Arnold began his own arrangements immediately after Washington appointed him on August 20. He started assembling his army and wrote Captain Colburn, a Maine militia officer with a boat building business in the Kennebec Valley, to find out how soon two hundred light bateaux, each capable of carrying six or seven men with their provisions and baggage, could be purchased or built.32 Colburn replied that he couldn’t even begin building these until September 6. That was not just unfortunate but disastrous, as the speed with which the boats now had to be built meant they would not be made of seasoned wood or well constructed.
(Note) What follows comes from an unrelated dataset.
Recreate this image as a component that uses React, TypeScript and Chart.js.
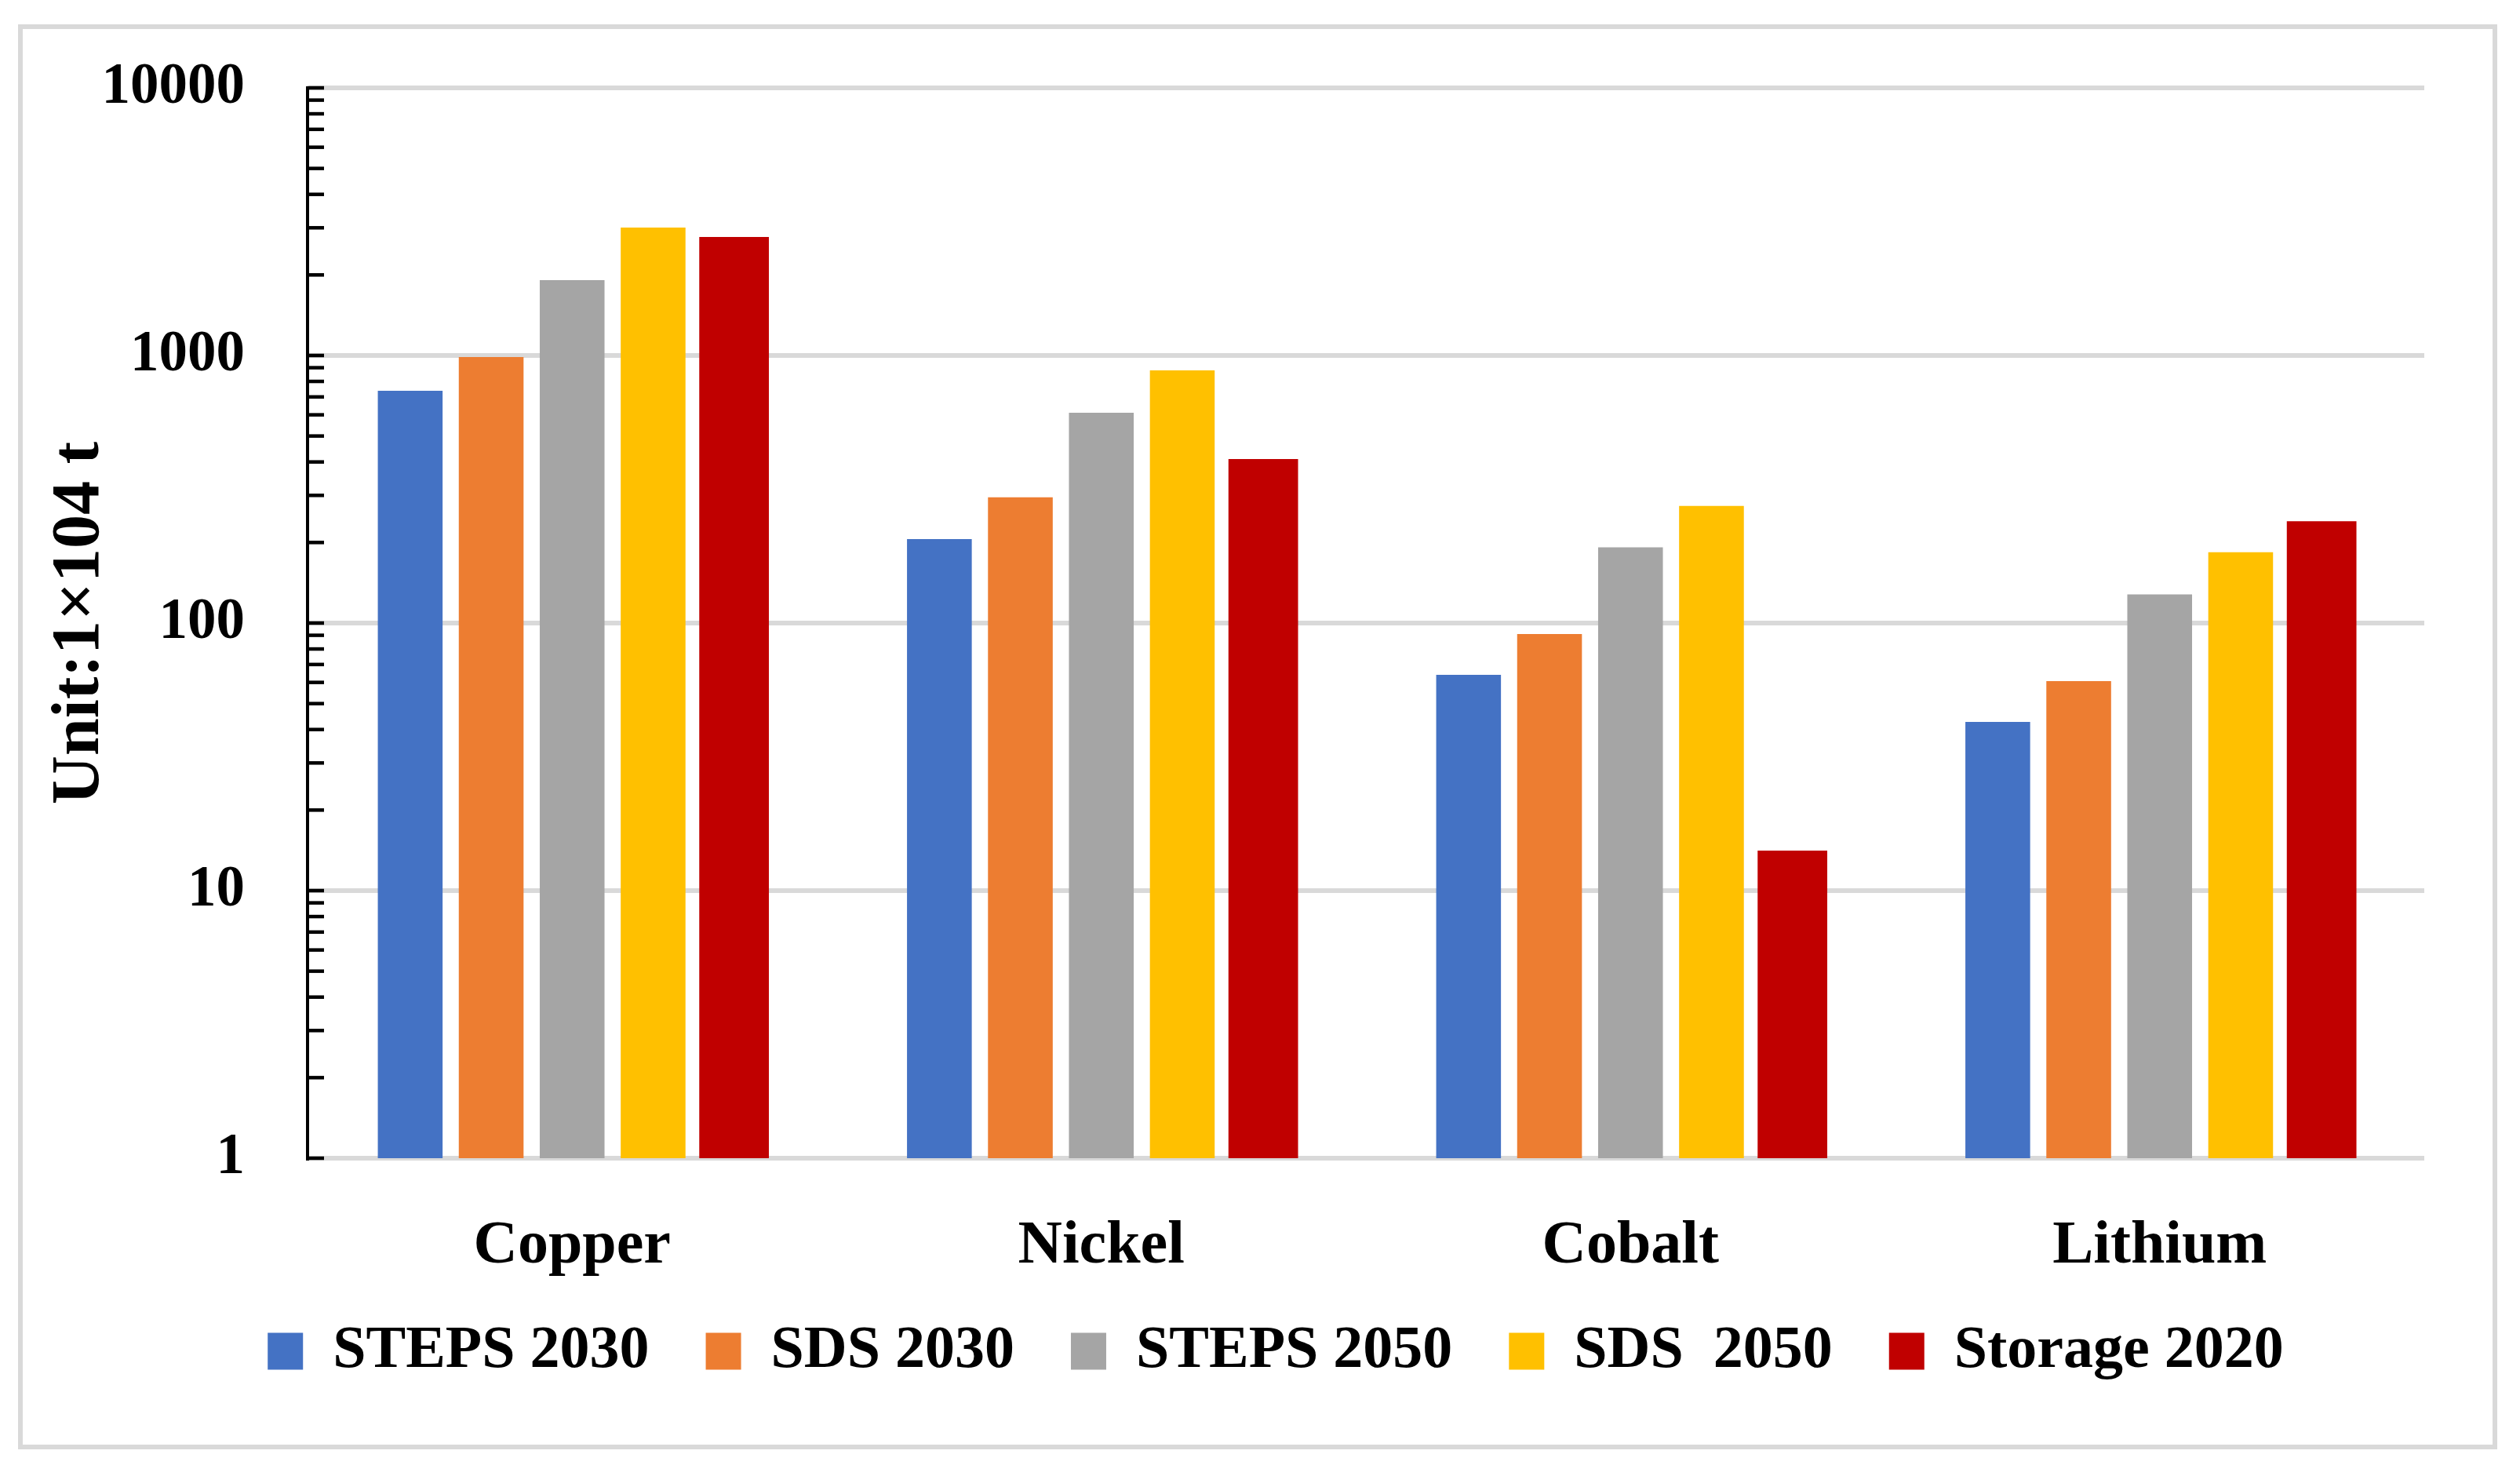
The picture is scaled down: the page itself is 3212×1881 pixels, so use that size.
import React, { useEffect, useRef } from "react";
import { Chart, registerables } from "chart.js";

Chart.register(...registerables);

// ---- Data ----
const categories = ["Copper", "Nickel", "Cobalt", "Lithium"];
const seriesNames = ["STEPS 2030", "SDS 2030", "STEPS 2050", "SDS  2050", "Storage 2020"];
const steps2030 = [738, 206, 64, 42.7];
const sds2030 = [986, 295, 91, 60.7];
const steps2050 = [1913, 611, 192, 128];
const sds2050 = [3006, 880, 274, 184];
const storage2020 = [2772, 410, 14.1, 240];
const yMajorTicks = [1, 10, 100, 1000, 10000];
const yMinorSteps = [2, 3, 4, 5, 6, 7, 8, 9];
const yAxisTitle = "Unit:1×104 t";

const seriesValues = [steps2030, sds2030, steps2050, sds2050, storage2020];
const seriesColors = ["#4472C4", "#ED7D31", "#A5A5A5", "#FFC000", "#C00000"];

const FONT = "'Liberation Serif', 'Times New Roman', serif";

const allTickValues: number[] = [];
yMajorTicks.forEach((m, i) => {
  allTickValues.push(m);
  if (i < yMajorTicks.length - 1) yMinorSteps.forEach((s) => allTickValues.push(m * s));
});
allTickValues.sort((a, b) => a - b);

const isMajor = (v: number) => yMajorTicks.includes(v);

const innerTicksPlugin = {
  id: "innerTicks",
  afterDraw(chart: any) {
    const y = chart.scales.y;
    const { ctx, chartArea } = chart;
    ctx.save();
    ctx.strokeStyle = "#000";
    ctx.lineWidth = 4.5;
    y.ticks.forEach((t: any) => {
      const py = y.getPixelForValue(t.value);
      ctx.beginPath();
      ctx.moveTo(chartArea.left, py);
      ctx.lineTo(chartArea.left + 21, py);
      ctx.stroke();
    });
    ctx.restore();
  },
};

export default function App() {
  const ref = useRef<HTMLCanvasElement>(null);

  useEffect(() => {
    if (!ref.current) return;
    const chart = new Chart(ref.current, {
      type: "bar",
      data: {
        labels: categories,
        datasets: seriesNames.map((name, i) => ({
          label: name,
          data: seriesValues[i],
          backgroundColor: seriesColors[i],
          borderWidth: 0,
          barPercentage: i === 4 ? 0.86 : 0.8,
          categoryPercentage: 0.765,
        })),
      },
      options: {
        responsive: false,
        animation: false,
        devicePixelRatio: 1,
        layout: { padding: { left: 40, right: 0, top: 112, bottom: 111 } },
        plugins: {
          legend: {
            position: "bottom",
            labels: {
              font: { family: FONT, size: 76, weight: "bold" },
              color: "#000",
              boxWidth: 45,
              boxHeight: 47,
              padding: 72,
            },
          },
          tooltip: { enabled: false },
        },
        scales: {
          x: {
            grid: { display: false },
            border: { display: false },
            ticks: {
              font: { family: FONT, size: 78, weight: "bold" },
              color: "#000",
              padding: 58,
              maxRotation: 0,
            },
            afterFit: (s: any) => {
              s.height = 136;
              s._computeLabelArea = () => undefined;
            },
          },
          y: {
            type: "logarithmic",
            min: 1,
            max: 10000,
            afterBuildTicks: (s: any) => {
              s.ticks = allTickValues.map((v) => ({ value: v, major: isMajor(v) }));
            },
            afterFit: (s: any) => {
              s.width = 352;
            },
            ticks: {
              autoSkip: false,
              font: { family: FONT, size: 73, weight: "bold", lineHeight: 0.4 },
              color: "#000",
              padding: 80,
              callback: (v: any) => (isMajor(Number(v)) ? String(v) : ""),
            },
            grid: {
              drawTicks: false,
              color: (c: any) => (c.tick && isMajor(c.tick.value) ? "#D9D9D9" : "rgba(0,0,0,0)"),
              lineWidth: (c: any) => (c.tick && isMajor(c.tick.value) ? 6 : 0),
            },
            border: { display: true, color: "#000", width: 4 },
            title: {
              display: true,
              text: yAxisTitle,
              color: "#000",
              font: { family: FONT, size: 86, weight: "bold" },
              padding: { top: 11, bottom: 0 },
            },
          },
          y2: {
            type: "linear",
            position: "right",
            display: true,
            grid: { display: false },
            border: { display: false },
            ticks: { display: false },
            afterFit: (s: any) => {
              s.width = 122;
            },
          },
        },
      },
      plugins: [innerTicksPlugin],
    } as any);
    return () => chart.destroy();
  }, []);

  return (
    <div
      style={{
        position: "fixed",
        left: 0,
        top: 0,
        width: 3212,
        height: 1881,
        background: "#fff",
      }}
    >
      <div
        style={{
          position: "absolute",
          left: 23,
          top: 31,
          width: 3160,
          height: 1816,
          border: "6px solid #D9D9D9",
          boxSizing: "border-box",
        }}
      />
      <canvas
        ref={ref}
        width={3212}
        height={1881}
        style={{ position: "absolute", left: 0, top: 0, width: 3212, height: 1881 }}
      />
    </div>
  );
}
Amid all his other concerns Arnold insisted that at least his men look like soldiers. Benjamin Thompson, a New Hampshire militia officer, observed them before their departure and, while finding the rest of the American army “not very badly accoutered, but most wretchedly clothed, and as dirty a set of mortals as ever disgraced the name of a soldier. They have had no clothes of any sort provided for them by the Congress,” except, he added, “the detachment of 1,133 that are gone to Canada under Col. Arnold, who had each of them a new coat and a linen frock served out to them before they set out.”33

Arnold ordered his men to rendezvous at the north shore town of Newburyport. From there they were to sail up the Maine coast to the Kennebec River to get their bateaux. On September 14, the day before the final contingent of troops reached Newburyport, Washington wrote to Arnold laying out his mission in detail, being careful to emphasize how important its success and their behavior was to their personal honor and reputation: “You are intrusted with a command of the utmost consequence to the interest and liberties of America. Upon your conduct and courage and that of the officers and soldiers detached on this expedition, not only the success of the present enterprise and honor, but the safety and welfare of the whole continent may depend.”34 He charged, “you therefore, and the officers and soldiers under your command as you value your own safety and honor and the favor and esteem of your country, that you consider yourselves as marching not through an enemy’s country, but that of our friends and brethren.” The men were to behave with scrupulous care toward both Canadians and Indians, paying for anything they needed, behaving with strict discipline and courtesy, showing respect for the Catholic religion, treating any prisoners with “as much humanity and kindness as may be consistent with your own safety & the public interest.” Once in Canada Arnold was to distribute “addresses” written by Washington to Canadians and to convince “those people & such Indians as you may meet with by every means in your power . . . that we come at the request of many of their principal people, not as robbers or to make war upon them, but as the friends and supporters of their liberties as well as ours.”35 “Come then, ye generous citizens” Washington urged Canadians, “range yourselves under the standard of General Liberty, against which all the force and artifice of tyranny will never be able to prevail.”36

With so much at stake, on September 19 Arnold and his little army set sail from Newburyport for the trip along the rocky Maine coast to the Kennebec River, where they were to pick up their bateaux. Private Abner Stocking described the expedition’s departure as the nine hundred men with their equipment and supplies crowded onto nine vessels:

This morning we got under way with a pleasant breeze, our drums beating, fifes playing, and colors flying. Many pretty girls stood upon the shore, I suppose weeping for the departure of their sweethearts. 37

After this noisy leave-taking the secret expedition cleared Newburyport harbor at eleven o’clock bound for the Kennebec River, there to follow Montresor’s route through the wilderness to Canada.